Task input:
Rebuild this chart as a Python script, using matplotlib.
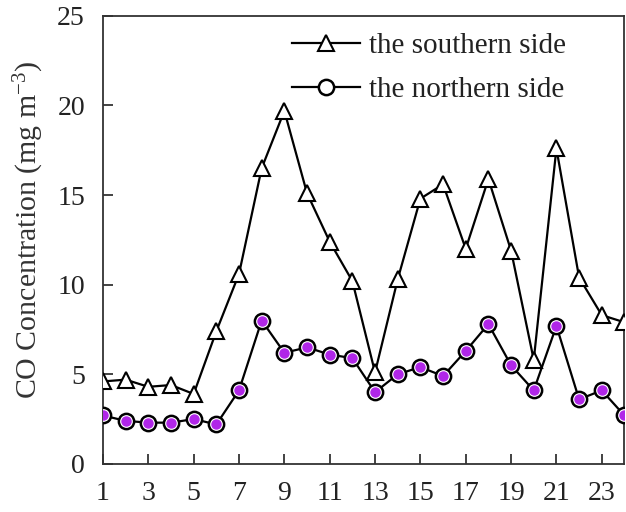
import matplotlib
matplotlib.use("Agg")
import matplotlib.pyplot as plt

hours = list(range(1, 25))
southern = [4.6, 4.7, 4.3, 4.4, 3.9, 7.4, 10.6, 16.5, 19.7, 15.1, 12.4, 10.2,
            5.1, 10.3, 14.8, 15.6, 12.0, 15.9, 11.9, 5.8, 17.6, 10.4, 8.3, 7.9]
northern = [2.7, 2.4, 2.3, 2.3, 2.5, 2.2, 4.1, 8.0, 6.2, 6.5, 6.1, 5.9,
            4.0, 5.0, 5.4, 4.9, 6.3, 7.8, 5.5, 4.1, 7.7, 3.6, 4.1, 2.7]
xticks = list(range(1, 24, 2))
yticks = [0, 5, 10, 15, 20, 25]

plt.rcParams['font.family'] = ['Liberation Serif', 'DejaVu Serif']
plt.rcParams['mathtext.fontset'] = 'custom'
plt.rcParams['mathtext.rm'] = 'Liberation Serif'
plt.rcParams['mathtext.it'] = 'Liberation Serif:italic'

fig = plt.figure(figsize=(6.26, 5.12), dpi=100)
ax = fig.add_axes([0.1645, 0.094, 0.833, 0.875])

ax.plot(hours, southern, color='black', lw=1.6, marker='^', ms=12,
        mfc='white', mec='black', mew=1.5, label='the southern side', zorder=3)
ax.plot(hours, northern, color='black', lw=1.6, marker='o', ms=11,
        mfc='white', mec='black', mew=1.8, label='the northern side', zorder=3)
ax.plot(hours, northern, ls='none', marker='o', ms=6.5, mfc='#b026e8',
        mec='#b026e8', zorder=4)

ax.set_xlim(1, 24)
ax.set_ylim(0, 25)
ax.set_xticks(xticks)
ax.set_yticks(yticks)
ax.tick_params(direction='in', length=7, width=1.2, labelsize=20, pad=13,
               colors='#222222')
ax.tick_params(axis='x', pad=12)
for s in ax.spines.values():
    s.set_linewidth(1.3)
    s.set_color('#333333')
ax.set_ylabel('CO Concentration (mg m$^{-3}$)', fontsize=21.5, color='#333333',
              labelpad=8)
ax.yaxis.label.set_y(0.522)

leg = ax.legend(loc='upper left', frameon=False, fontsize=21,
                handlelength=2.35, handletextpad=0.3, labelspacing=0.6,
                bbox_to_anchor=(0.362, 0.963), borderaxespad=0, borderpad=0)
for t in leg.get_texts():
    t.set_color('#222222')

fig.savefig('out.png', dpi=100)
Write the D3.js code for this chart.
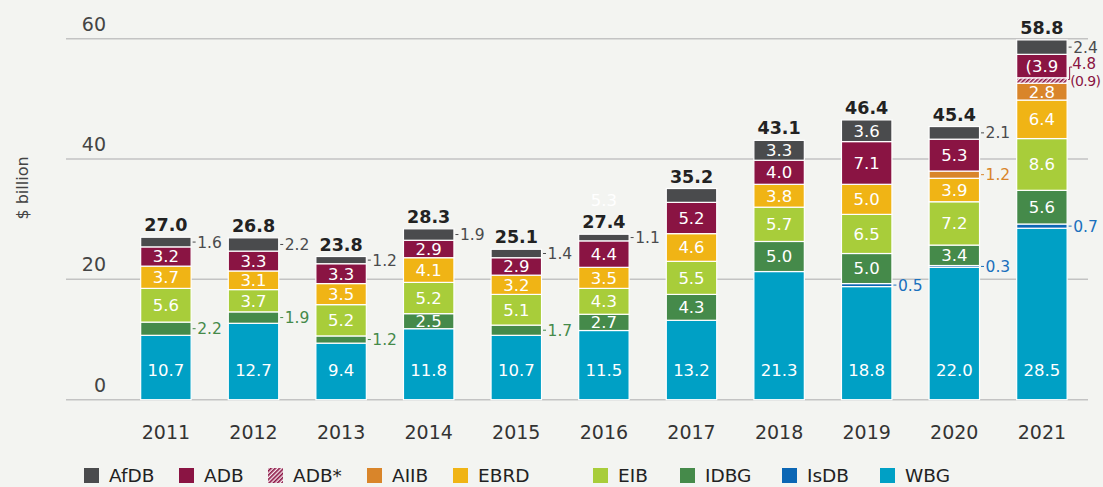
<!DOCTYPE html>
<html>
<head>
<meta charset="utf-8">
<script src="https://cdn.jsdelivr.net/npm/d3@7"></script>
<style>
  html, body { margin: 0; padding: 0; background: #f3f4f1; }
  svg { display: block; font-family: "DejaVu Sans", sans-serif; }
</style>
</head>
<body>
<div id="chart"></div>
<script>
// ── Data ──────────────────────────────────────────────────────────────────────
const years   = [2011, 2012, 2013, 2014, 2015, 2016, 2017, 2018, 2019, 2020, 2021];
const WBG     = [10.7, 12.7, 9.4, 11.8, 10.7, 11.5, 13.2, 21.3, 18.8, 22.0, 28.5];
const IsDB    = [0, 0, 0, 0, 0, 0, 0, 0, 0.5, 0.3, 0.7];
const IDBG    = [2.2, 1.9, 1.2, 2.5, 1.7, 2.7, 4.3, 5.0, 5.0, 3.4, 5.6];
const EIB     = [5.6, 3.7, 5.2, 5.2, 5.1, 4.3, 5.5, 5.7, 6.5, 7.2, 8.6];
const EBRD    = [3.7, 3.1, 3.5, 4.1, 3.2, 3.5, 4.6, 3.8, 5.0, 3.9, 6.4];
const AIIB    = [0, 0, 0, 0, 0, 0, 0, 0, 0, 1.2, 2.8];
const ADBstar = [0, 0, 0, 0, 0, 0, 0, 0, 0, 0, 0.9];
const ADB     = [3.2, 3.3, 3.3, 2.9, 2.9, 4.4, 5.2, 4.0, 7.1, 5.3, 3.9];
const AfDB    = [1.6, 2.2, 1.2, 1.9, 1.4, 1.1, 2.3, 3.3, 3.6, 2.1, 2.4];
const totals  = [27.0, 26.8, 23.8, 28.3, 25.1, 27.4, 35.2, 43.1, 46.4, 45.4, 58.8];

// stacking order, bottom to top
const keys = ['WBG', 'IsDB', 'IDBG', 'EIB', 'EBRD', 'AIIB', 'ADB*', 'ADB', 'AfDB'];
const seriesData = { WBG, IsDB, IDBG, EIB, EBRD, AIIB, 'ADB*': ADBstar, ADB, AfDB };
const legendKeys = ['AfDB', 'ADB', 'ADB*', 'AIIB', 'EBRD', 'EIB', 'IDBG', 'IsDB', 'WBG'];
const yTicks = [0, 20, 40, 60];

// label tweaks
const hiddenLabels = new Set(['AfDB-2017', 'ADB*-2021']);
const textOverride = { 'ADB-2021': '(3.9' };

const colors = {
  AfDB: '#4a4b4d', ADB: '#8a1443', 'ADB*': '#8a1443', AIIB: '#d9852a',
  EBRD: '#f0b415', EIB: '#a8cd3a', IDBG: '#458a4a', IsDB: '#0b66b4', WBG: '#00a0c5'
};
const outColors = {
  AfDB: '#4a4b4d', ADB: '#8a1443', AIIB: '#d9852a', IDBG: '#458a4a', IsDB: '#1a70bd'
};

// ── Layout ────────────────────────────────────────────────────────────────────
const W = 1103, H = 487;
const svg = d3.select('#chart').append('svg').attr('width', W).attr('height', H);
svg.append('rect').attr('width', W).attr('height', H).attr('fill', '#f3f4f1');

const defs = svg.append('defs');
const pat = defs.append('pattern')
  .attr('id', 'hatch').attr('patternUnits', 'userSpaceOnUse')
  .attr('width', 3).attr('height', 3)
  .attr('patternTransform', 'rotate(45)');
pat.append('rect').attr('width', 3).attr('height', 3).attr('fill', '#f6e6ec');
pat.append('rect').attr('width', 1.6).attr('height', 3).attr('fill', '#8a1443');

const fillFor = k => k === 'ADB*' ? 'url(#hatch)' : colors[k];

const x = d3.scaleBand().domain(years).range([122.1, 1085.7])
  .paddingInner(0.424).paddingOuter(0.212);
const y = d3.scaleLinear().domain([0, 60]).range([399.7, 38.7]);

// gridlines + tick labels
const grid = svg.append('g');
grid.selectAll('line').data(yTicks).join('line')
  .attr('x1', 66).attr('x2', 1088)
  .attr('y1', d => y(d)).attr('y2', d => y(d))
  .attr('stroke', '#c3c3c3').attr('stroke-width', 1.5);
grid.selectAll('text').data(yTicks).join('text')
  .attr('x', 106).attr('y', d => y(d) - 8)
  .attr('text-anchor', 'end').attr('fill', '#444').attr('font-size', 19)
  .text(d => d);

svg.append('text')
  .attr('transform', 'translate(28,188) rotate(-90)')
  .attr('text-anchor', 'middle').attr('fill', '#444').attr('font-size', 16)
  .text('$ billion');

// stacked bars
const rows = years.map((yr, i) => {
  const r = { year: yr };
  keys.forEach(k => { r[k] = seriesData[k][i]; });
  return r;
});
const stacked = d3.stack().keys(keys)(rows);

const bars = svg.append('g');
stacked.forEach(s => {
  bars.append('g').selectAll('rect')
    .data(s.filter(d => d[1] - d[0] > 0))
    .join('rect')
    .attr('x', d => x(d.data.year))
    .attr('width', x.bandwidth())
    .attr('y', d => y(d[1]))
    .attr('height', d => y(d[0]) - y(d[1]))
    .attr('fill', fillFor(s.key))
    .attr('stroke', '#fff').attr('stroke-width', 1.2);
});

// segment labels
const labels = svg.append('g').attr('font-size', 16.5);
stacked.forEach(s => {
  s.forEach(d => {
    const v = d[1] - d[0];
    const id = `${s.key}-${d.data.year}`;
    if (v <= 0 || hiddenLabels.has(id)) return;
    const x0 = x(d.data.year), bw = x.bandwidth();
    const yc = (y(d[0]) + y(d[1])) / 2;
    const txt = textOverride[id] || d3.format('.1f')(v);
    if (v >= 2.5) {
      labels.append('text')
        .attr('x', x0 + bw / 2)
        .attr('y', s.key === 'WBG' ? y(0) - 30 : yc)
        .attr('dy', '0.36em')
        .attr('text-anchor', 'middle').attr('fill', '#fff')
        .text(txt);
    } else {
      const c = outColors[s.key];
      labels.append('line')
        .attr('x1', x0 + bw + 1.5).attr('x2', x0 + bw + 4.5)
        .attr('y1', yc).attr('y2', yc)
        .attr('stroke', c).attr('stroke-width', 1);
      labels.append('text')
        .attr('x', x0 + bw + 6).attr('y', yc).attr('dy', '0.36em')
        .attr('fill', c).attr('font-size', 15.5)
        .text(txt);
    }
  });
});

// 2021 ADB + ADB* note
{
  const i = years.indexOf(2021);
  const adb = stacked[keys.indexOf('ADB')][i];
  const star = stacked[keys.indexOf('ADB*')][i];
  const bx = x(2021) + x.bandwidth();
  const yA = (y(adb[0]) + y(adb[1])) / 2 - 2;
  const yS = (y(star[0]) + y(star[1])) / 2 - 1;
  labels.append('path')
    .attr('d', `M${bx + 1},${yS} H${bx + 2.5} V${yA + 3} H${bx + 5}`)
    .attr('fill', 'none').attr('stroke', '#8a1443').attr('stroke-width', 1);
  labels.append('text').attr('x', bx + 5).attr('y', yA).attr('dy', '0.36em')
    .attr('fill', '#8a1443').attr('font-size', 15).text('4.8');
  labels.append('text').attr('x', bx + 3).attr('y', yS + 1).attr('dy', '0.36em')
    .attr('fill', '#8a1443').attr('font-size', 14).attr('letter-spacing', -0.6)
    .text(`(${d3.format('.1f')(ADBstar[i])})`);
}

// stray white label above 2016
svg.append('text')
  .attr('x', x(2016) + x.bandwidth() / 2).attr('y', 200).attr('dy', '0.36em')
  .attr('text-anchor', 'middle').attr('fill', '#fff').attr('font-size', 16.5)
  .text('5.3');

// totals
svg.append('g').selectAll('text').data(years).join('text')
  .attr('x', d => x(d) + x.bandwidth() / 2)
  .attr('y', (d, i) => y(d3.sum(keys, k => seriesData[k][i])) - 6)
  .attr('text-anchor', 'middle').attr('fill', '#222')
  .attr('font-size', 17.5).attr('font-weight', 700)
  .text((d, i) => d3.format('.1f')(totals[i]));

// x axis years
svg.append('g').selectAll('text').data(years).join('text')
  .attr('x', d => x(d) + x.bandwidth() / 2).attr('y', 439)
  .attr('text-anchor', 'middle').attr('fill', '#333').attr('font-size', 19)
  .text(d => d);

// legend
const legendX = [84, 179, 268, 367, 453, 593, 680, 782, 880];
const lg = svg.append('g');
legendKeys.forEach((k, i) => {
  lg.append('rect').attr('x', legendX[i]).attr('y', 468)
    .attr('width', 15).attr('height', 15).attr('fill', fillFor(k));
  lg.append('text').attr('x', legendX[i] + 25).attr('y', 482)
    .attr('fill', '#222').attr('font-size', 18.5).text(k);
});
</script>
</body>
</html>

Exercise goal:
Quote the records above exactly, from the first line through the line containing "ax = fig.add_axes([0.1645, 0.094, 0.833, 0.875])", and leave out the pictures.

Response:
Rebuild this chart as a Python script, using matplotlib.
import matplotlib
matplotlib.use("Agg")
import matplotlib.pyplot as plt

hours = list(range(1, 25))
southern = [4.6, 4.7, 4.3, 4.4, 3.9, 7.4, 10.6, 16.5, 19.7, 15.1, 12.4, 10.2,
            5.1, 10.3, 14.8, 15.6, 12.0, 15.9, 11.9, 5.8, 17.6, 10.4, 8.3, 7.9]
northern = [2.7, 2.4, 2.3, 2.3, 2.5, 2.2, 4.1, 8.0, 6.2, 6.5, 6.1, 5.9,
            4.0, 5.0, 5.4, 4.9, 6.3, 7.8, 5.5, 4.1, 7.7, 3.6, 4.1, 2.7]
xticks = list(range(1, 24, 2))
yticks = [0, 5, 10, 15, 20, 25]

plt.rcParams['font.family'] = ['Liberation Serif', 'DejaVu Serif']
plt.rcParams['mathtext.fontset'] = 'custom'
plt.rcParams['mathtext.rm'] = 'Liberation Serif'
plt.rcParams['mathtext.it'] = 'Liberation Serif:italic'

fig = plt.figure(figsize=(6.26, 5.12), dpi=100)
ax = fig.add_axes([0.1645, 0.094, 0.833, 0.875])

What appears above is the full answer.